Task to carry out — Copy out the data exactly, leaving the pictures behind.

***** Data provided

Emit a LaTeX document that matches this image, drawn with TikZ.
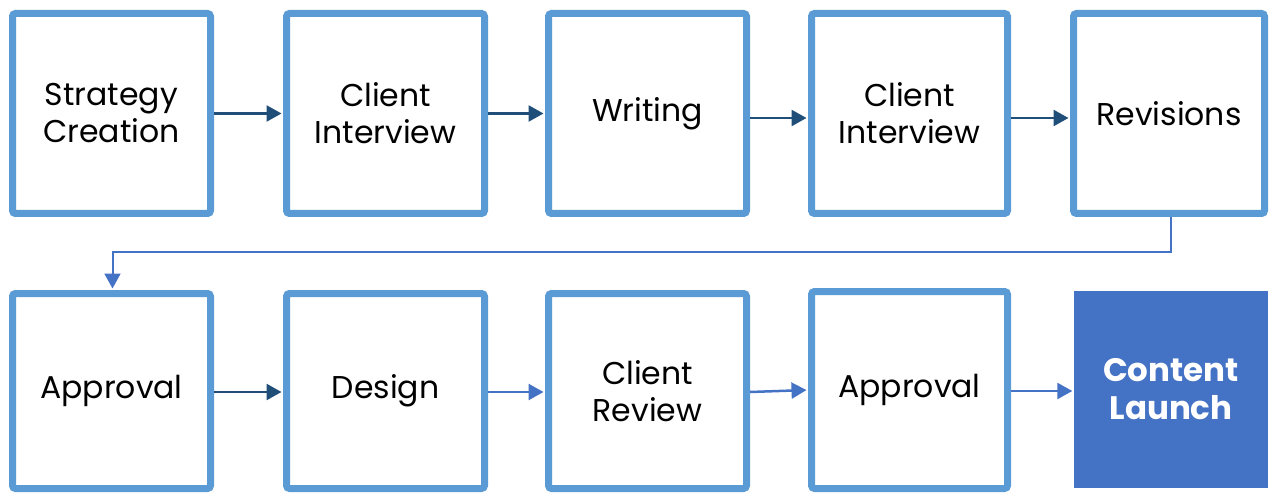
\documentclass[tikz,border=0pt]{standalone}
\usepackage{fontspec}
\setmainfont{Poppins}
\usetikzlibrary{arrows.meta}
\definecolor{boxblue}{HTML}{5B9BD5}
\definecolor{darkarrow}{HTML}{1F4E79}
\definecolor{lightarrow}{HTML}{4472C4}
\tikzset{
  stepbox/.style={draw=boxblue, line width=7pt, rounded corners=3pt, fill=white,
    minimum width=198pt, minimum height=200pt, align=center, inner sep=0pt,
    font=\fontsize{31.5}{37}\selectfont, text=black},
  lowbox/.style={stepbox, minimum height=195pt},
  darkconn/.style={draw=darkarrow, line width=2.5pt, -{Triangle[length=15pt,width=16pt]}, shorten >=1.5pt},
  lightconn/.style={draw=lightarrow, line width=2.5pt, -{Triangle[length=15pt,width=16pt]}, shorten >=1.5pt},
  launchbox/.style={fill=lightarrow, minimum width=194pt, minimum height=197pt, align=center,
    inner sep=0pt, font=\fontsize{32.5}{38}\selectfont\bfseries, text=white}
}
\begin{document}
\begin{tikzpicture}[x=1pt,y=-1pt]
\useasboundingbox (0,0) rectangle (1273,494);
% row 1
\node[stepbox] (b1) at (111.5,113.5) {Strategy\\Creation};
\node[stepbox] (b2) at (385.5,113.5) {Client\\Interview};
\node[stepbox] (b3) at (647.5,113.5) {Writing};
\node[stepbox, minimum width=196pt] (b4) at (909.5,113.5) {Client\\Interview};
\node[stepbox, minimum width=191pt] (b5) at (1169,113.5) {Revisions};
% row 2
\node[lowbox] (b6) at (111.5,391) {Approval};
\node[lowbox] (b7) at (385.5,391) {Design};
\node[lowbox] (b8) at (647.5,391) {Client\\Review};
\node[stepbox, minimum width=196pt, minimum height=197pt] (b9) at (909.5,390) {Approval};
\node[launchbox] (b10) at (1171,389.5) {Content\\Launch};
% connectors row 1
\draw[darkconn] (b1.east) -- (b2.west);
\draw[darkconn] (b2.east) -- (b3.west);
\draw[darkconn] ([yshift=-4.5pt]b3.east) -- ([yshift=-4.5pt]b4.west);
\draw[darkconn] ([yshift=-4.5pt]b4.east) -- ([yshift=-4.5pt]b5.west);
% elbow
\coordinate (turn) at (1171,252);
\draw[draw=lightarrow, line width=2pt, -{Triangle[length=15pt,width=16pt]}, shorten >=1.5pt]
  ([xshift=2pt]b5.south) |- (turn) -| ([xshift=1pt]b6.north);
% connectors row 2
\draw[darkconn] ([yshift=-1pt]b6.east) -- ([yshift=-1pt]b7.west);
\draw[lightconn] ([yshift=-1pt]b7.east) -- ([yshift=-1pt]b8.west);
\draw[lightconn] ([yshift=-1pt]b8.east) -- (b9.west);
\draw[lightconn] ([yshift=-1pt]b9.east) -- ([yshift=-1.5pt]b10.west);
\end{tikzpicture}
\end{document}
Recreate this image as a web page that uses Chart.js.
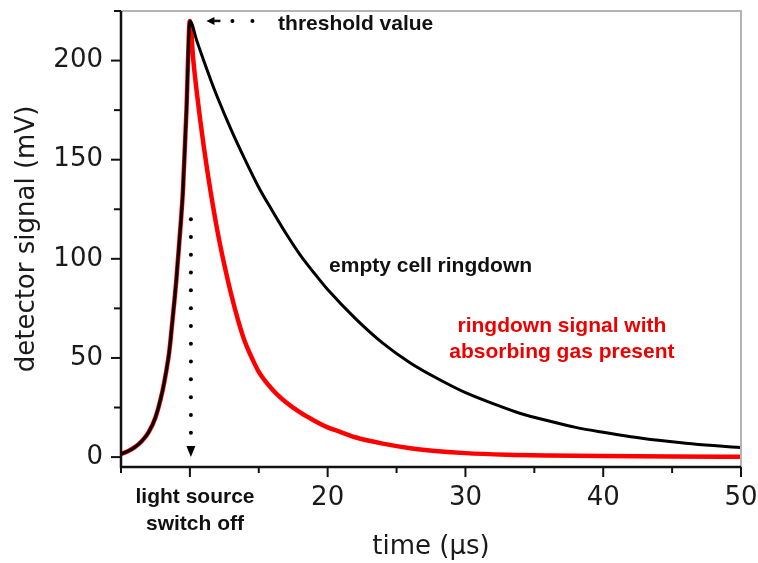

**********

Solution to the exercise —
Emit a LaTeX document that matches this image, drawn with TikZ.
\documentclass[tikz,border=0pt]{standalone}
\usepackage{fontspec}
\setmainfont{Poppins}
\usetikzlibrary{arrows.meta}
\definecolor{boxblue}{HTML}{5B9BD5}
\definecolor{darkarrow}{HTML}{1F4E79}
\definecolor{lightarrow}{HTML}{4472C4}
\tikzset{
  stepbox/.style={draw=boxblue, line width=7pt, rounded corners=3pt, fill=white,
    minimum width=198pt, minimum height=200pt, align=center, inner sep=0pt,
    font=\fontsize{31.5}{37}\selectfont, text=black},
  lowbox/.style={stepbox, minimum height=195pt},
  darkconn/.style={draw=darkarrow, line width=2.5pt, -{Triangle[length=15pt,width=16pt]}, shorten >=1.5pt},
  lightconn/.style={draw=lightarrow, line width=2.5pt, -{Triangle[length=15pt,width=16pt]}, shorten >=1.5pt},
  launchbox/.style={fill=lightarrow, minimum width=194pt, minimum height=197pt, align=center,
    inner sep=0pt, font=\fontsize{32.5}{38}\selectfont\bfseries, text=white}
}
\begin{document}
\begin{tikzpicture}[x=1pt,y=-1pt]
\useasboundingbox (0,0) rectangle (1273,494);
% row 1
\node[stepbox] (b1) at (111.5,113.5) {Strategy\\Creation};
\node[stepbox] (b2) at (385.5,113.5) {Client\\Interview};
\node[stepbox] (b3) at (647.5,113.5) {Writing};
\node[stepbox, minimum width=196pt] (b4) at (909.5,113.5) {Client\\Interview};
\node[stepbox, minimum width=191pt] (b5) at (1169,113.5) {Revisions};
% row 2
\node[lowbox] (b6) at (111.5,391) {Approval};
\node[lowbox] (b7) at (385.5,391) {Design};
\node[lowbox] (b8) at (647.5,391) {Client\\Review};
\node[stepbox, minimum width=196pt, minimum height=197pt] (b9) at (909.5,390) {Approval};
\node[launchbox] (b10) at (1171,389.5) {Content\\Launch};
% connectors row 1
\draw[darkconn] (b1.east) -- (b2.west);
\draw[darkconn] (b2.east) -- (b3.west);
\draw[darkconn] ([yshift=-4.5pt]b3.east) -- ([yshift=-4.5pt]b4.west);
\draw[darkconn] ([yshift=-4.5pt]b4.east) -- ([yshift=-4.5pt]b5.west);
% elbow
\coordinate (turn) at (1171,252);
\draw[draw=lightarrow, line width=2pt, -{Triangle[length=15pt,width=16pt]}, shorten >=1.5pt]
  ([xshift=2pt]b5.south) |- (turn) -| ([xshift=1pt]b6.north);
% connectors row 2
\draw[darkconn] ([yshift=-1pt]b6.east) -- ([yshift=-1pt]b7.west);
\draw[lightconn] ([yshift=-1pt]b7.east) -- ([yshift=-1pt]b8.west);
\draw[lightconn] ([yshift=-1pt]b8.east) -- (b9.west);
\draw[lightconn] ([yshift=-1pt]b9.east) -- ([yshift=-1.5pt]b10.west);
\end{tikzpicture}
\end{document}
Recreate this image as a web page that uses Chart.js.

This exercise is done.